__Supplied material__
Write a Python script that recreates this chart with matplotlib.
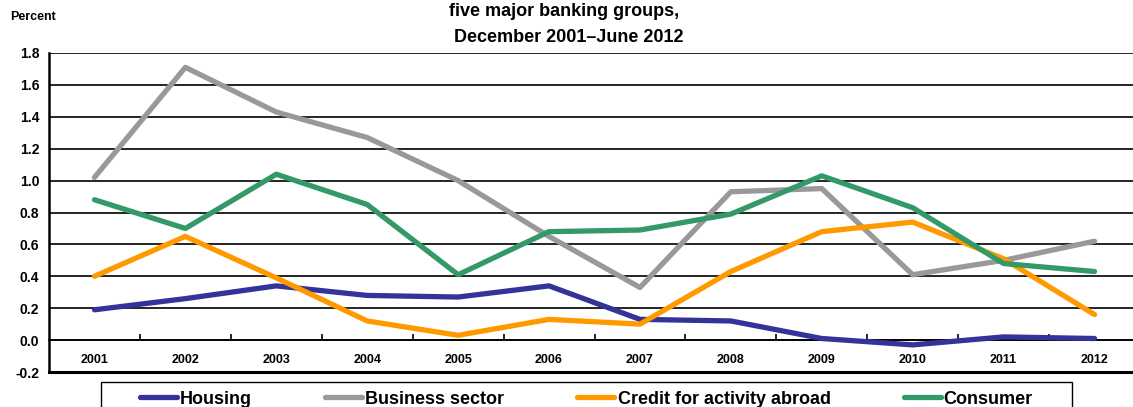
import numpy as np
import matplotlib
matplotlib.use('Agg')
import matplotlib.pyplot as plt
from matplotlib.patches import Rectangle

matplotlib.rcParams['font.family'] = ['Liberation Sans', 'DejaVu Sans']
matplotlib.rcParams['font.weight'] = 'bold'

# data (percent)
years = ['2001', '2002', '2003', '2004', '2005', '2006',
         '2007', '2008', '2009', '2010', '2011', '2012']
housing = [0.19, 0.26, 0.34, 0.28, 0.27, 0.34, 0.13, 0.12, 0.01, -0.03, 0.02, 0.01]
business = [1.02, 1.71, 1.43, 1.27, 1.00, 0.65, 0.33, 0.93, 0.95, 0.41, 0.50, 0.62]
abroad = [0.40, 0.65, 0.39, 0.12, 0.03, 0.13, 0.10, 0.43, 0.68, 0.74, 0.51, 0.16]
consumer = [0.88, 0.70, 1.04, 0.85, 0.41, 0.68, 0.69, 0.79, 1.03, 0.83, 0.48, 0.43]

series = [
    ('Housing', housing, '#333399'),
    ('Business sector', business, '#999999'),
    ('Credit for activity abroad', abroad, '#FF9900'),
    ('Consumer', consumer, '#339966'),
]

W, H = 1133, 407
fig = plt.figure(figsize=(W / 100, H / 100), dpi=100)
# the plot area runs past the right edge of the picture
ax = fig.add_axes([49 / W, 35 / H, 1091 / W, 319 / H])

x = np.arange(len(years))
for name, vals, col in series:
    ax.plot(x, vals, color=col, lw=3.8, label=name, solid_capstyle='round',
            solid_joinstyle='round', zorder=3)

ax.set_xlim(-0.5, len(years) - 0.5)
ax.set_ylim(-0.2, 1.8)
yt = np.round(np.arange(-0.2, 1.81, 0.2), 1)
ax.set_yticks(yt)
ax.set_yticklabels([f'{v:.1f}' for v in yt], fontsize=10, fontweight='bold')
ax.tick_params(axis='y', length=0, pad=7)

# horizontal grid
for v in yt[1:]:
    ax.axhline(v, color='black', lw=1.2, zorder=1)
ax.axhline(-0.2, color='black', lw=2.2, zorder=2, clip_on=False)

# category axis crossing at zero
ax.spines['bottom'].set_position(('data', 0))
ax.spines['bottom'].set_linewidth(1.2)
ax.spines['top'].set_visible(False)
ax.spines['right'].set_visible(False)
ax.spines['left'].set_linewidth(1.8)
ax.set_xticks(x)
ax.set_xticklabels(years, fontsize=9, fontweight='bold')
ax.set_xticks(x[:-1] + 0.5, minor=True)
ax.tick_params(axis='x', which='major', length=0, pad=10)
ax.tick_params(axis='x', which='minor', direction='in', length=4, width=1.2)

fig.text(10 / W, 1 - 17 / H, 'Percent', fontsize=9, fontweight='bold',
         ha='left', va='center')
fig.text(564 / W, 1 - 12 / H, 'five major banking groups,', fontsize=13,
         fontweight='bold', ha='center', va='center')
fig.text(569 / W, 1 - 37 / H, 'December 2001\u2013June 2012', fontsize=13,
         fontweight='bold', ha='center', va='center')

# legend box (cut off by the bottom edge)
fig.patches.append(Rectangle((101 / W, -0.1), (1072 - 101) / W, (1 - 382 / H) + 0.1,
                             transform=fig.transFigure, fill=False,
                             edgecolor='black', lw=1.0))
leg = fig.legend(loc='center left', bbox_to_anchor=(140 / W, 1 - 399 / H),
                 ncol=4, fontsize=13, frameon=False,
                 handlelength=2.05, handletextpad=0.17, columnspacing=4.05,
                 borderpad=0, borderaxespad=0)
for t in leg.get_texts():
    t.set_fontweight('bold')

fig.savefig('out.png', dpi=100)
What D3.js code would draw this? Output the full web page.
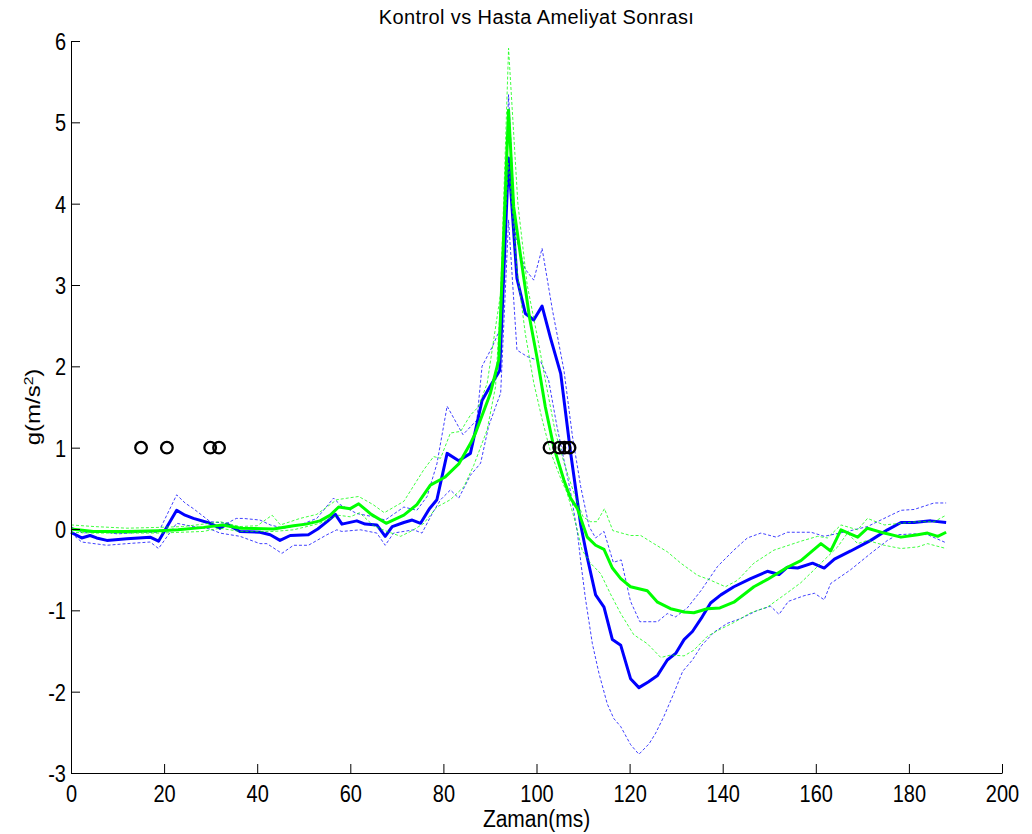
<!DOCTYPE html>
<html>
<head>
<meta charset="utf-8">
<script src="https://cdn.jsdelivr.net/npm/d3@7"></script>
<style>
  html, body { margin: 0; padding: 0; background: #fff; }
  svg { display: block; }
  text { font-family: "Liberation Sans", Arial, sans-serif; fill: #000; }
</style>
</head>
<body>
<svg id="chart" width="1032" height="834"></svg>
<script>
// [time (ms), g (m/s^2)] pairs for each curve
const kontrolOrt = [[0,-0.04],[2.3,-0.11],[4.1,-0.08],[5.5,-0.11],[7.7,-0.14],[12,-0.12],[17,-0.1],[18.8,-0.15],[22.7,0.23],[24.5,0.17],[26.3,0.13],[29.9,0.07],[32,0.01],[33.5,0.06],[36.3,-0.03],[40.6,-0.04],[42.8,-0.07],[44.9,-0.14],[47.1,-0.08],[51,-0.07],[53,0.0],[55,0.09],[56.8,0.18],[58.2,0.06],[61.4,0.1],[63.2,0.06],[65.7,0.05],[67.5,-0.09],[69,0.03],[71.5,0.08],[73.3,0.11],[75.1,0.07],[77,0.25],[78.6,0.36],[80.8,0.93],[83.3,0.84],[85.8,0.93],[88.3,1.58],[90.1,1.76],[92.1,1.95],[94.0,4.56],[95.8,3.08],[97.6,2.65],[99.4,2.57],[101.2,2.74],[103.0,2.35],[105.2,1.91],[107.3,0.95],[109.5,0.05],[110.9,-0.35],[112.7,-0.81],[114.5,-0.96],[116.3,-1.36],[118.1,-1.43],[120.2,-1.84],[122,-1.95],[124,-1.88],[126,-1.8],[128.1,-1.61],[129.9,-1.53],[131.7,-1.36],[133.5,-1.26],[135.6,-1.08],[137.4,-0.91],[139.6,-0.81],[142.4,-0.71],[146,-0.61],[149.6,-0.52],[152.1,-0.56],[153.9,-0.47],[156.1,-0.48],[159.3,-0.42],[161.8,-0.48],[164,-0.37],[167.5,-0.27],[171.8,-0.14],[175.4,-0.01],[178.3,0.08],[181.1,0.08],[184.7,0.1],[188,0.08]];

const kontrolUst = [[0,0.03],[2.5,-0.05],[6,-0.03],[10,-0.06],[15,-0.04],[18.8,-0.04],[22.7,0.42],[24.5,0.32],[26.3,0.25],[29.9,0.09],[33.5,0.07],[35.5,0.13],[37,0.13],[40.6,0.11],[42.8,0.05],[45.7,0.01],[49.2,0.05],[52.8,0.13],[56.4,0.38],[57.8,0.3],[61.4,0.19],[65,0.15],[67.5,0.11],[71.5,0.27],[74.3,0.23],[76.5,0.4],[78.6,0.8],[80.8,1.51],[84.2,1.16],[87.2,1.34],[88.3,2.0],[90.5,2.24],[92.1,2.45],[94,5.34],[95.5,3.6],[97.5,3.2],[99.4,3.06],[101.2,3.45],[103.4,2.7],[105.9,1.95],[107.7,1.15],[109.5,0.52],[111.3,0.03],[112.7,-0.11],[114.5,-0.03],[116.5,-0.41],[118.2,-0.38],[120.2,-0.89],[122.2,-1.14],[126,-1.14],[128.1,-1.04],[129.9,-1.08],[132.4,-0.97],[135.3,-0.76],[138.9,-0.46],[142.4,-0.26],[145.3,-0.11],[148.2,-0.05],[151.5,-0.1],[153.9,-0.04],[159,-0.04],[161.8,-0.09],[166.8,-0.03],[171.1,0.03],[175.4,0.15],[178.3,0.23],[181.1,0.24],[185.4,0.32],[188,0.32]];

const kontrolAlt = [[0,-0.05],[2.3,-0.16],[7.7,-0.2],[12,-0.18],[17,-0.16],[18.8,-0.24],[22.7,0.07],[26.3,0.03],[29.9,0.0],[32,-0.05],[36.3,-0.09],[40.6,-0.18],[42.1,-0.18],[45.3,-0.3],[47.8,-0.2],[51,-0.2],[55,-0.07],[57.1,-0.01],[58.2,-0.03],[62.2,-0.01],[65.7,-0.05],[67.5,-0.2],[69.3,-0.05],[73.6,-0.01],[75.4,-0.05],[77.6,0.19],[79.4,0.36],[81.5,0.48],[83.3,0.38],[85.8,0.66],[88,0.81],[89.7,1.26],[91.2,1.5],[92.3,1.67],[94,3.8],[95.8,2.2],[98,2.12],[100.9,2.06],[102.6,1.83],[104.4,1.26],[105.9,0.85],[107.3,0.46],[108.8,-0.05],[109.5,-0.4],[110.5,-0.85],[112,-1.41],[113.4,-1.77],[115.2,-2.15],[116.6,-2.33],[118.1,-2.43],[120.2,-2.65],[122,-2.77],[124.2,-2.64],[125.6,-2.51],[127.4,-2.3],[129.5,-2.02],[131.4,-1.75],[133.5,-1.61],[135.5,-1.43],[138.1,-1.27],[141,-1.16],[143.9,-1.1],[147.5,-1.0],[150.3,-0.95],[152.1,-1.05],[154.1,-0.89],[157.5,-0.82],[159.7,-0.79],[161.8,-0.87],[163.2,-0.67],[167.5,-0.5],[171.8,-0.3],[175.4,-0.14],[177.6,-0.07],[181.1,-0.06],[184,-0.07],[188,-0.17]];

const hastaOrt = [[0,0.0],[4.8,-0.03],[12,-0.03],[19,-0.02],[23,-0.01],[28.5,0.02],[32.5,0.05],[36.5,0.01],[43.5,0.0],[47.8,0.04],[50.5,0.06],[53.5,0.1],[55.7,0.17],[57.5,0.27],[60,0.25],[61.8,0.31],[64.5,0.18],[67.7,0.07],[71.5,0.17],[74.3,0.3],[77.2,0.54],[80.4,0.64],[83.3,0.8],[85.8,1.05],[86.9,1.18],[90.1,1.67],[91.9,2.08],[94,5.15],[95.1,3.96],[96.6,3.35],[98.5,2.6],[100.2,2.08],[101.9,1.5],[103.7,1.01],[105.9,0.6],[107.3,0.38],[108.8,0.25],[110.9,-0.1],[112.7,-0.2],[114.5,-0.25],[116.3,-0.48],[118.1,-0.61],[120.2,-0.71],[123.8,-0.76],[126,-0.9],[128.8,-0.98],[131.7,-1.02],[133.8,-1.03],[136.7,-0.98],[139.4,-0.97],[142.4,-0.9],[146.7,-0.71],[149.6,-0.62],[153.9,-0.47],[156.8,-0.39],[161.1,-0.18],[163.2,-0.27],[165.4,-0.01],[169,-0.1],[171.1,0.01],[174.7,-0.05],[178.3,-0.1],[181.9,-0.07],[184,-0.05],[186.2,-0.09],[188,-0.04]];

const hastaUst = [[0,0.05],[5,0.03],[12,0.01],[19,0.02],[24,0.03],[28.4,0.06],[32,0.09],[36.3,0.03],[40,0.04],[43.2,0.17],[45,0.05],[49.2,0.13],[52.8,0.18],[57.1,0.36],[61.8,0.4],[64.9,0.3],[67.3,0.2],[71.5,0.34],[75.8,0.73],[77.9,0.89],[79.4,0.87],[81.5,1.18],[83.7,1.2],[85.8,1.4],[87.5,1.5],[89.4,1.79],[92.3,2.9],[94,5.91],[96,4.0],[98,3.0],[100.2,2.36],[102,1.8],[104,1.2],[106,0.8],[108,0.45],[110,0.15],[111.6,0.09],[113,0.09],[114.6,0.25],[116.4,-0.02],[120.2,-0.08],[122.4,-0.08],[125.2,-0.18],[128.1,-0.28],[131,-0.42],[134.6,-0.57],[137,-0.62],[140.6,-0.71],[143.2,-0.63],[146.7,-0.42],[151,-0.26],[156.8,-0.15],[160.4,-0.09],[162.5,-0.11],[165.4,0.05],[169,-0.01],[171.1,0.13],[174.7,0.05],[178.3,0.07],[181.9,0.09],[185.4,0.09],[188,0.17]];

const hastaAlt = [[0,-0.04],[5,-0.05],[19,-0.05],[28.4,-0.03],[32,0.01],[36.3,-0.03],[43.5,-0.03],[47.8,-0.01],[53.5,0.07],[57.3,0.17],[60,0.15],[62,0.2],[65,0.04],[67.9,-0.03],[70.8,-0.09],[73.3,-0.02],[75.8,0.07],[78.6,0.27],[81.5,0.36],[84.4,0.52],[86.5,0.78],[89.4,1.22],[91.2,1.75],[94,4.5],[95.8,3.2],[97.6,2.4],[99.4,1.8],[101.2,1.35],[103,0.95],[105,0.65],[106.6,0.44],[108.4,0.07],[109.8,-0.26],[111.6,-0.42],[113.8,-0.55],[115.9,-0.8],[118.1,-1.04],[120.9,-1.3],[123.8,-1.41],[126.7,-1.58],[128.8,-1.55],[131.7,-1.56],[133.8,-1.49],[136.7,-1.32],[139.2,-1.24],[142.4,-1.15],[146,-1.03],[149.6,-0.96],[153.5,-0.8],[156.8,-0.66],[161.1,-0.42],[164.7,-0.22],[166.8,-0.05],[169,-0.18],[171.1,-0.14],[174.7,-0.2],[178.3,-0.24],[181.9,-0.22],[184,-0.18],[188,-0.24]];

// Event markers drawn at g = 1
const olayZamanlari = [15.05, 20.6, 29.9, 31.8, 102.8, 104.9, 106.0, 107.1];
const olayDegeri = 1;

const xTicks = [0, 20, 40, 60, 80, 100, 120, 140, 160, 180, 200];
const yTicks = [-3, -2, -1, 0, 1, 2, 3, 4, 5, 6];

const svg = d3.select("#chart");
const margin = { left: 71, right: 30, top: 41, bottom: 61 };
const W = 1032, H = 834;

const x = d3.scaleLinear().domain([0, 200]).range([margin.left, W - margin.right]);
const y = d3.scaleLinear().domain([-3, 6]).range([H - margin.bottom, margin.top]);

const line = d3.line().x(d => x(d[0])).y(d => y(d[1]));

const g = svg.append("g");

function drawSeries(data, color, dashed) {
  g.append("path")
    .datum(data)
    .attr("fill", "none")
    .attr("stroke", color)
    .attr("stroke-width", dashed ? 1 : 3)
    .attr("stroke-opacity", dashed ? 0.75 : 1)
    .attr("stroke-dasharray", dashed ? "3,2" : null)
    .attr("stroke-linejoin", "round")
    .attr("d", line);
}

drawSeries(kontrolUst, "#0000ff", true);
drawSeries(kontrolAlt, "#0000ff", true);
drawSeries(kontrolOrt, "#0000ff", false);
drawSeries(hastaUst, "#00ff00", true);
drawSeries(hastaAlt, "#00ff00", true);
drawSeries(hastaOrt, "#00ff00", false);

g.selectAll("circle.olay")
  .data(olayZamanlari)
  .enter().append("circle")
  .attr("class", "olay")
  .attr("cx", d => x(d))
  .attr("cy", y(olayDegeri))
  .attr("r", 5.8)
  .attr("fill", "none")
  .attr("stroke", "#000")
  .attr("stroke-width", 2.3);

// Axes: ticks pointing into the plot, no box; labels are slightly tall glyphs
const xAxis = d3.axisBottom(x).tickValues(xTicks).tickFormat(d => String(d)).tickSizeInner(-9).tickSizeOuter(0);
const yAxis = d3.axisLeft(y).tickValues(yTicks).tickFormat(d => String(d)).tickSizeInner(-9).tickSizeOuter(0);

const gx = svg.append("g").attr("transform", `translate(0,${H - margin.bottom})`).call(xAxis);
const gy = svg.append("g").attr("transform", `translate(${margin.left},0)`).call(yAxis);

[gx, gy].forEach(a => {
  a.select(".domain").attr("stroke", "#000").attr("stroke-width", 1);
  a.selectAll(".tick line").attr("stroke", "#000").attr("stroke-width", 1);
  a.selectAll(".tick text")
    .style("font-family", "'Liberation Sans', Arial, sans-serif")
    .style("font-size", "20px")
    .attr("fill", "#000")
    .attr("x", null).attr("y", null).attr("dy", null);
});
gx.selectAll(".tick text").attr("transform", "translate(0,29) scale(1,1.2)");
gy.selectAll(".tick text").attr("transform", "translate(-5,8.5) scale(1,1.2)");

svg.append("text")
  .attr("x", x(100))
  .attr("y", 24)
  .attr("text-anchor", "middle")
  .style("font-size", "20px")
  .style("letter-spacing", "0.4px")
  .text("Kontrol vs Hasta Ameliyat Sonrası");

svg.append("text")
  .attr("transform", `translate(${x(100)},827) scale(1,1.15)`)
  .attr("text-anchor", "middle")
  .style("font-size", "21px")
  .text("Zaman(ms)");

const yl = svg.append("text")
  .attr("transform", `translate(40,407) rotate(-90) scale(1.2,1)`)
  .attr("text-anchor", "middle")
  .style("font-size", "20px");
yl.append("tspan").text("g(m/s");
yl.append("tspan").attr("baseline-shift", "super").style("font-size", "13px").text("2");
yl.append("tspan").text(")");
</script>
</body>
</html>
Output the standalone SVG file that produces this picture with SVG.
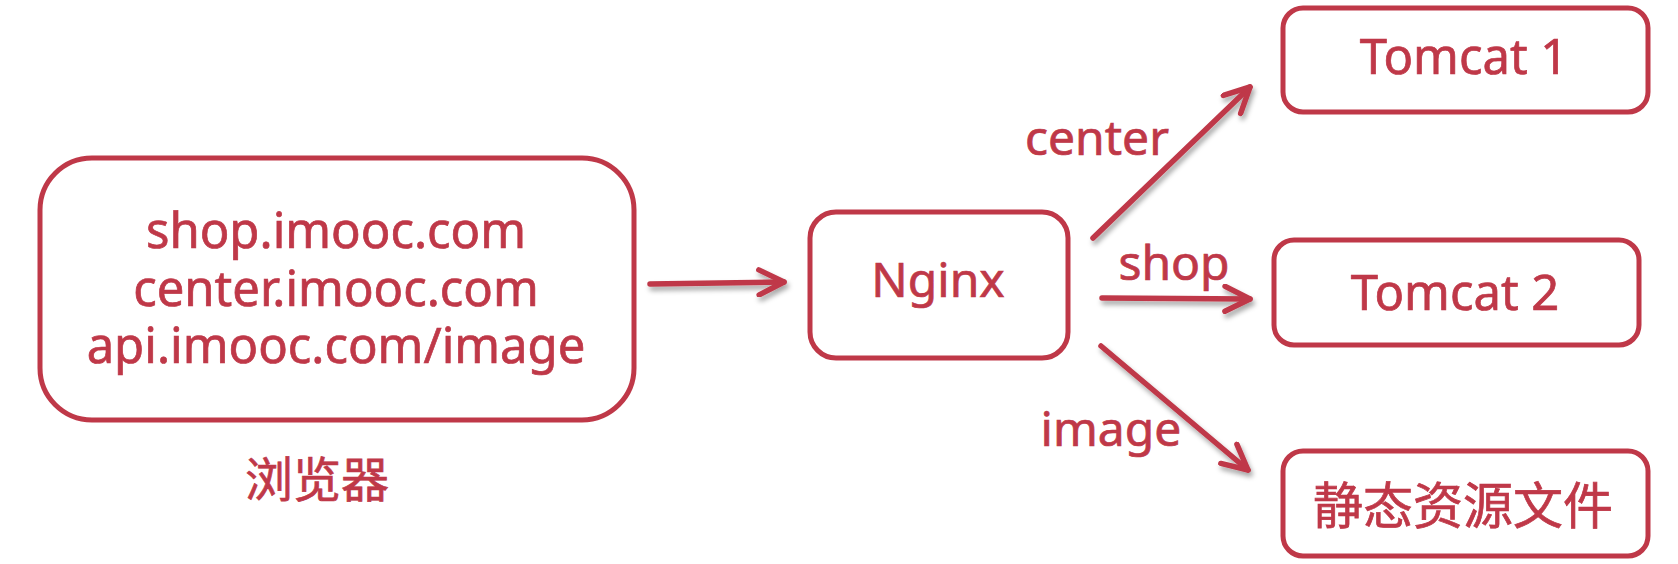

__Exercise aim__
Nothing but the lines from the start of the records above through the line with "ax.axhline(-0.2, color='black', lw=2.2, zorder=2, clip_on=False)" should be retyped, each exactly as written; leave out all pictures.

__The completed task__
Write a Python script that recreates this chart with matplotlib.
import numpy as np
import matplotlib
matplotlib.use('Agg')
import matplotlib.pyplot as plt
from matplotlib.patches import Rectangle

matplotlib.rcParams['font.family'] = ['Liberation Sans', 'DejaVu Sans']
matplotlib.rcParams['font.weight'] = 'bold'

# data (percent)
years = ['2001', '2002', '2003', '2004', '2005', '2006',
         '2007', '2008', '2009', '2010', '2011', '2012']
housing = [0.19, 0.26, 0.34, 0.28, 0.27, 0.34, 0.13, 0.12, 0.01, -0.03, 0.02, 0.01]
business = [1.02, 1.71, 1.43, 1.27, 1.00, 0.65, 0.33, 0.93, 0.95, 0.41, 0.50, 0.62]
abroad = [0.40, 0.65, 0.39, 0.12, 0.03, 0.13, 0.10, 0.43, 0.68, 0.74, 0.51, 0.16]
consumer = [0.88, 0.70, 1.04, 0.85, 0.41, 0.68, 0.69, 0.79, 1.03, 0.83, 0.48, 0.43]

series = [
    ('Housing', housing, '#333399'),
    ('Business sector', business, '#999999'),
    ('Credit for activity abroad', abroad, '#FF9900'),
    ('Consumer', consumer, '#339966'),
]

W, H = 1133, 407
fig = plt.figure(figsize=(W / 100, H / 100), dpi=100)
# the plot area runs past the right edge of the picture
ax = fig.add_axes([49 / W, 35 / H, 1091 / W, 319 / H])

x = np.arange(len(years))
for name, vals, col in series:
    ax.plot(x, vals, color=col, lw=3.8, label=name, solid_capstyle='round',
            solid_joinstyle='round', zorder=3)

ax.set_xlim(-0.5, len(years) - 0.5)
ax.set_ylim(-0.2, 1.8)
yt = np.round(np.arange(-0.2, 1.81, 0.2), 1)
ax.set_yticks(yt)
ax.set_yticklabels([f'{v:.1f}' for v in yt], fontsize=10, fontweight='bold')
ax.tick_params(axis='y', length=0, pad=7)

# horizontal grid
for v in yt[1:]:
    ax.axhline(v, color='black', lw=1.2, zorder=1)
ax.axhline(-0.2, color='black', lw=2.2, zorder=2, clip_on=False)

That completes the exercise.